By using collaboration tools and virtual conferencing, such as Microsoft Teams or Zoom, team members can be most productive. Collaboration and communication are of the utmost importance when implementing new formats or changes to a workplace. The deployment of leading-edge tools that track deliveries and modifications can effectively meet the requirements of each team as well as guide the additional tools needed for the best results. In the end, the success of the four-day workweek and the achievement of organizational objectives is highly dependent on the availability of technology that facilitates agility, time savings, real-time collaboration, and communication.
3. Measure Your Success
Measuring productivity and employee response is important when conducting experiments like this because you can use anything you learn through the assessments to enhance future results. You can implement various software solutions to collect feedback, whether through survey technologies, one-on-one interactions, or by tracking employee hours. For instance, if you find that staff members continue to work on their allocated days off, you know you need to incorporate more delegation or management intervention. Many forms of input are valuable to improve future practices in any trials or deployments.
The Future of the Four-Day Workweek
Although the four-day workweek is clearly effective, most organizations have yet to fully embrace it. Office work culture continues to evolve in response to the rapidly changing environment surrounding it, however. As more organizations adopt a four-day workweek, additional lessons and insights will emerge. It may be necessary to update or adjust the four-day workweek based on the needs of a given organization.
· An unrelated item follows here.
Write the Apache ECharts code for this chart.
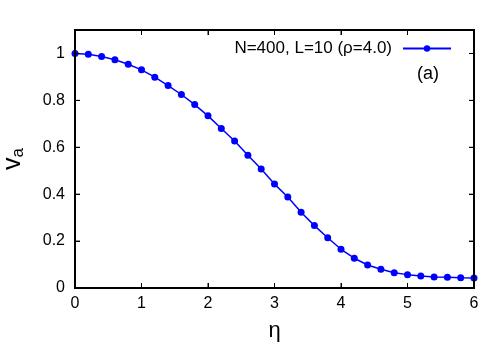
<!DOCTYPE html>
<html>
<head>
<meta charset="utf-8">
<script src="https://cdn.jsdelivr.net/npm/echarts@6/dist/echarts.min.js"></script>
<style>
  html, body { margin: 0; padding: 0; background: #fff; }
  #chart { width: 500px; height: 350px; }
</style>
</head>
<body>
<div id="chart"></div>
<script>
// eta values and order parameter v_a
const etaValues = [0, 0.2, 0.4, 0.6, 0.8, 1.0, 1.2, 1.4, 1.6, 1.8, 2.0, 2.2, 2.4, 2.6, 2.8, 3.0,
  3.2, 3.4, 3.6, 3.8, 4.0, 4.2, 4.4, 4.6, 4.8, 5.0, 5.2, 5.4, 5.6, 5.8, 6.0]
const vaValues = [1.0, 0.997, 0.987, 0.973, 0.954, 0.930, 0.899, 0.863, 0.825, 0.782, 0.734,
  0.680, 0.627, 0.566, 0.507, 0.443, 0.388, 0.323, 0.266, 0.214, 0.165, 0.127, 0.098,
  0.080, 0.065, 0.057, 0.051, 0.047, 0.046, 0.044, 0.043]
const xTicks = [0, 1, 2, 3, 4, 5, 6]
const yTicks = [0, 0.2, 0.4, 0.6, 0.8, 1.0]
const xMin = 0
const xMax = 6
const yMin = 0
const yMax = 1.1
const seriesName = 'N=400, L=10 (ρ=4.0)'
const panelLabel = '(a)'

const font = '"Liberation Sans", Arial, sans-serif'
const tickLen = 5

function axisLine() {
  return { show: true, onZero: false, lineStyle: { color: '#000', width: 2 } }
}
function tickIn() {
  return { show: true, inside: true, length: tickLen, lineStyle: { color: '#000', width: 1 } }
}

// tick marks on all four sides: [x, y, pixel dx, pixel dy] pointing inward
const tickData = []
xTicks.forEach((t) => {
  tickData.push([t, yMin, 0, -1])
  tickData.push([t, yMax, 0, 1])
})
yTicks.forEach((t) => {
  tickData.push([xMin, t, 1, 0])
  tickData.push([xMax, t, -1, 0])
})

const chart = echarts.init(document.getElementById('chart'))

chart.setOption({
  animation: false,
  grid: {
    left: 75, right: 26, top: 30, bottom: 62,
    outerBoundsMode: 'none',
    show: true, borderColor: '#000', borderWidth: 2
  },
  legend: {
    data: [seriesName],
    right: 43,
    top: 35,
    align: 'right',
    itemWidth: 48,
    itemHeight: 8,
    itemGap: 0,
    textStyle: { fontSize: 17, color: '#000', fontFamily: font, padding: [0, 6, 0, 0] }
  },
  graphic: [
    {
      type: 'text',
      left: 417,
      top: 65,
      style: { text: panelLabel, fontSize: 18, fill: '#000', fontFamily: font }
    }
  ],
  xAxis: [
    {
      type: 'value',
      min: xMin,
      max: xMax,
      interval: 1,
      name: 'η',
      nameLocation: 'middle',
      nameGap: 32,
      nameTextStyle: { fontSize: 22, color: '#000', fontFamily: font },
      axisLine: axisLine(),
      axisTick: tickIn(),
      splitLine: { show: false },
      axisLabel: { color: '#000', fontSize: 16, margin: 8, fontFamily: font }
    },
    {
      type: 'value',
      position: 'top',
      min: xMin,
      max: xMax,
      interval: 1,
      axisLine: axisLine(),
      axisTick: tickIn(),
      splitLine: { show: false },
      axisLabel: { show: false }
    }
  ],
  yAxis: [
    {
      type: 'value',
      min: yMin,
      max: yMax,
      interval: 0.2,
      name: '{v|v}{a|a}',
      nameLocation: 'middle',
      nameRotate: 90,
      nameGap: 48,
      nameTextStyle: {
        rich: {
          v: { fontSize: 25, color: '#000', fontFamily: font },
          a: { fontSize: 17, color: '#000', fontFamily: font, verticalAlign: 'bottom', padding: [10, 0, 0, 0] }
        }
      },
      axisLine: axisLine(),
      axisTick: tickIn(),
      splitLine: { show: false },
      axisLabel: { color: '#000', fontSize: 16, margin: 10, fontFamily: font, showMaxLabel: false }
    },
    {
      type: 'value',
      position: 'right',
      min: yMin,
      max: yMax,
      interval: 0.2,
      axisLine: axisLine(),
      axisTick: tickIn(),
      splitLine: { show: false },
      axisLabel: { show: false }
    }
  ],
  series: [
    {
      name: seriesName,
      type: 'line',
      data: etaValues.map((x, i) => [x, vaValues[i]]),
      symbol: 'circle',
      symbolSize: 7,
      lineStyle: { color: '#0000ff', width: 1.5 },
      itemStyle: { color: '#0000ff' }
    },
    {
      // plot frame, drawn through the axes' scale
      name: 'frame',
      type: 'custom',
      silent: true,
      clip: false,
      z: 10,
      data: [[xMin, yMin, xMax, yMax]],
      renderItem: (params, api) => {
        const p0 = api.coord([api.value(0), api.value(1)])
        const p1 = api.coord([api.value(2), api.value(3)])
        return {
          type: 'rect',
          shape: { x: p0[0], y: p1[1], width: p1[0] - p0[0], height: p0[1] - p1[1] },
          style: { fill: 'none', stroke: '#000', lineWidth: 2 }
        }
      }
    },
    {
      name: 'ticks',
      type: 'custom',
      silent: true,
      clip: false,
      z: 10,
      data: tickData,
      renderItem: (params, api) => {
        const p = api.coord([api.value(0), api.value(1)])
        return {
          type: 'line',
          shape: {
            x1: p[0], y1: p[1],
            x2: p[0] + api.value(2) * tickLen, y2: p[1] + api.value(3) * tickLen
          },
          style: { stroke: '#000', lineWidth: 1 }
        }
      }
    }
  ]
})
</script>
</body>
</html>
Therefore, employee involvement at every level is key. Feedback can be transformed into data that will ensure the model is beneficial for all stakeholders. In some cases, the model will need to be significantly altered if workers or company leaders do not find it to be effective. Maintaining employee satisfaction and mental health should always be a top priority. This includes taking suggestions from employees. The four-day workweek can alter global operations in a positive way with careful logistical planning, the right tools, and clear communication.